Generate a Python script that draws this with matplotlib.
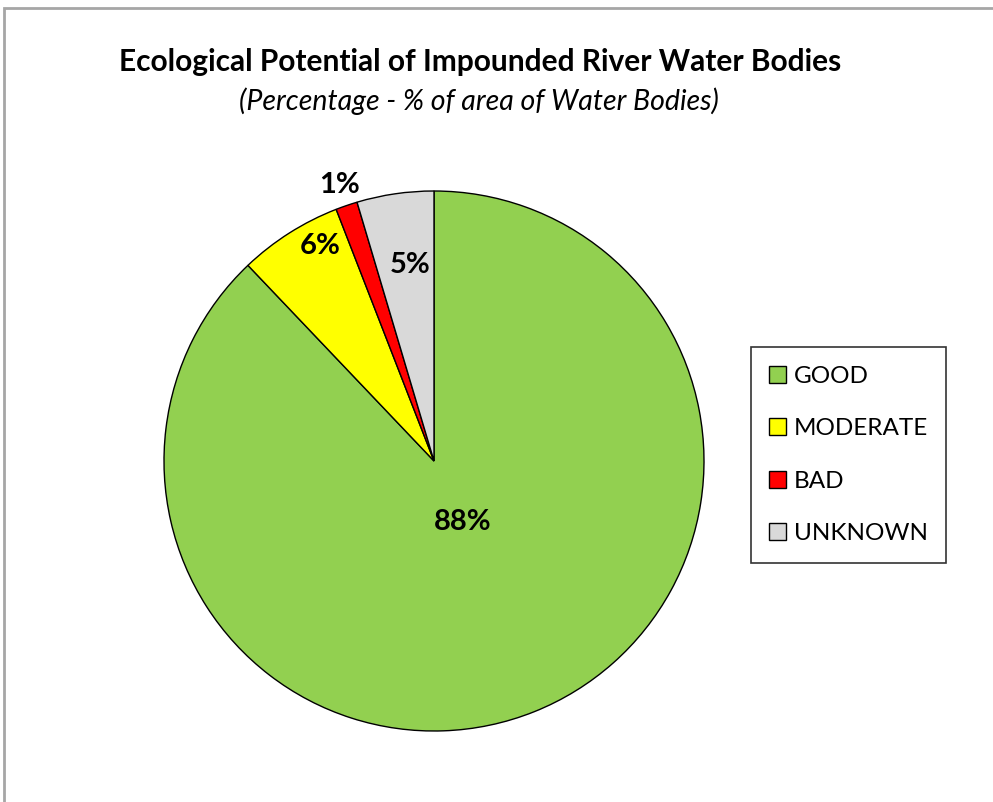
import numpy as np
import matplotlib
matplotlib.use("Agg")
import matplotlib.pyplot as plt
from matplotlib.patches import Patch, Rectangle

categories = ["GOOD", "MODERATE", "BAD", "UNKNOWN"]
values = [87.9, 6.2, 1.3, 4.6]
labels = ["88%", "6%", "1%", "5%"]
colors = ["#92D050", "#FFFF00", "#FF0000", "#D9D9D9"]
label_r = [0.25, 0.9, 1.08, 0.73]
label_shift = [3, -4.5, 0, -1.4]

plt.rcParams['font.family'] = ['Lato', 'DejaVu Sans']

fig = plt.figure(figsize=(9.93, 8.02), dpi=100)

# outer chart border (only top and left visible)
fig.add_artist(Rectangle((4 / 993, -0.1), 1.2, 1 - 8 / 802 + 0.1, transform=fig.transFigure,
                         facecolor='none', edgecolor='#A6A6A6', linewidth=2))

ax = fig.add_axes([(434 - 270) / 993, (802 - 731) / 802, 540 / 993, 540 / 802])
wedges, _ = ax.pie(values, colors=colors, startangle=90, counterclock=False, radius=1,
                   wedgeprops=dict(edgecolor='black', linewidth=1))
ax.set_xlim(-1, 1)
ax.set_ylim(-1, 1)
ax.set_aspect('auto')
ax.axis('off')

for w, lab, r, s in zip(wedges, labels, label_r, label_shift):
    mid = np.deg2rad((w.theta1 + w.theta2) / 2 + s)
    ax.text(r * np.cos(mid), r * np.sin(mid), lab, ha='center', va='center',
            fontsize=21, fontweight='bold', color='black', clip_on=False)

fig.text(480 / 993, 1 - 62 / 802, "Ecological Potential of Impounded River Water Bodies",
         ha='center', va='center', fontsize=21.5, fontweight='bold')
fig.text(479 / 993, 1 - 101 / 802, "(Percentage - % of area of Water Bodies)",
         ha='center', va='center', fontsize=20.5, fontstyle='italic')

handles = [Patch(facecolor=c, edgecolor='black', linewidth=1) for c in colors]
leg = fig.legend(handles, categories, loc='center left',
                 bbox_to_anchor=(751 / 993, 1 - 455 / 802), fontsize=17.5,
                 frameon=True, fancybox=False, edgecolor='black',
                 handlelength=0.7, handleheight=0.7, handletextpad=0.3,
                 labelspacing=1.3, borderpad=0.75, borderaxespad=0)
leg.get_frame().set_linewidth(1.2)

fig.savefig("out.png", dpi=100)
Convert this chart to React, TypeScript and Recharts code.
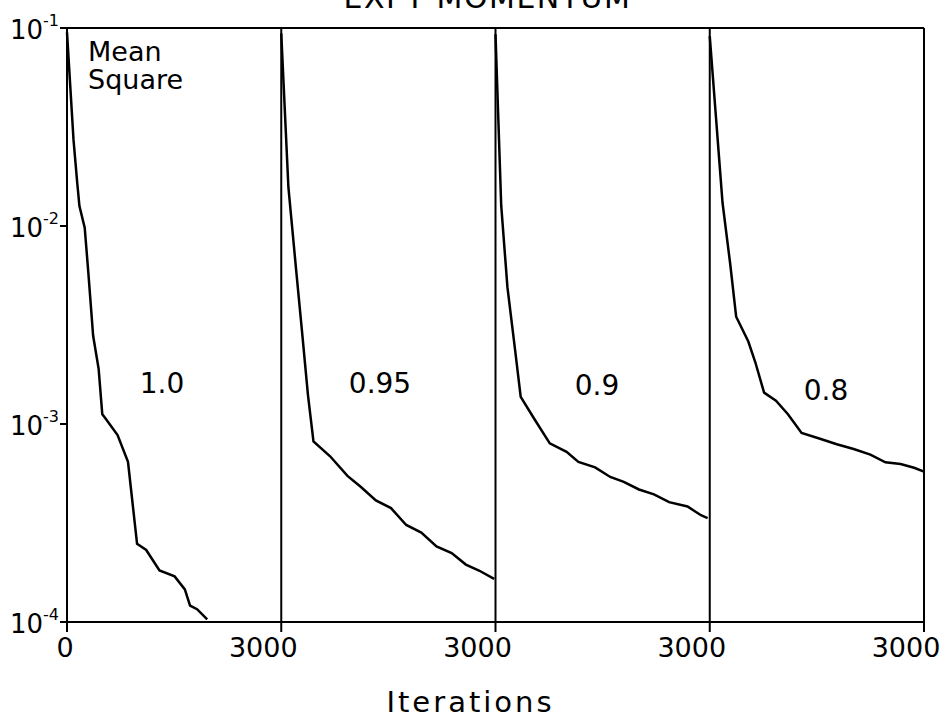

--------

• [TASK PROMPT] Your task is to restate word for word the lines from the top of the data to the line containing "facecolor='none', edgecolor='#A6A6A6', linewidth=2))", both ends included, with every picture left out.

• [RESULT OF THIS EXERCISE]
Generate a Python script that draws this with matplotlib.
import numpy as np
import matplotlib
matplotlib.use("Agg")
import matplotlib.pyplot as plt
from matplotlib.patches import Patch, Rectangle

categories = ["GOOD", "MODERATE", "BAD", "UNKNOWN"]
values = [87.9, 6.2, 1.3, 4.6]
labels = ["88%", "6%", "1%", "5%"]
colors = ["#92D050", "#FFFF00", "#FF0000", "#D9D9D9"]
label_r = [0.25, 0.9, 1.08, 0.73]
label_shift = [3, -4.5, 0, -1.4]

plt.rcParams['font.family'] = ['Lato', 'DejaVu Sans']

fig = plt.figure(figsize=(9.93, 8.02), dpi=100)

# outer chart border (only top and left visible)
fig.add_artist(Rectangle((4 / 993, -0.1), 1.2, 1 - 8 / 802 + 0.1, transform=fig.transFigure,
                         facecolor='none', edgecolor='#A6A6A6', linewidth=2))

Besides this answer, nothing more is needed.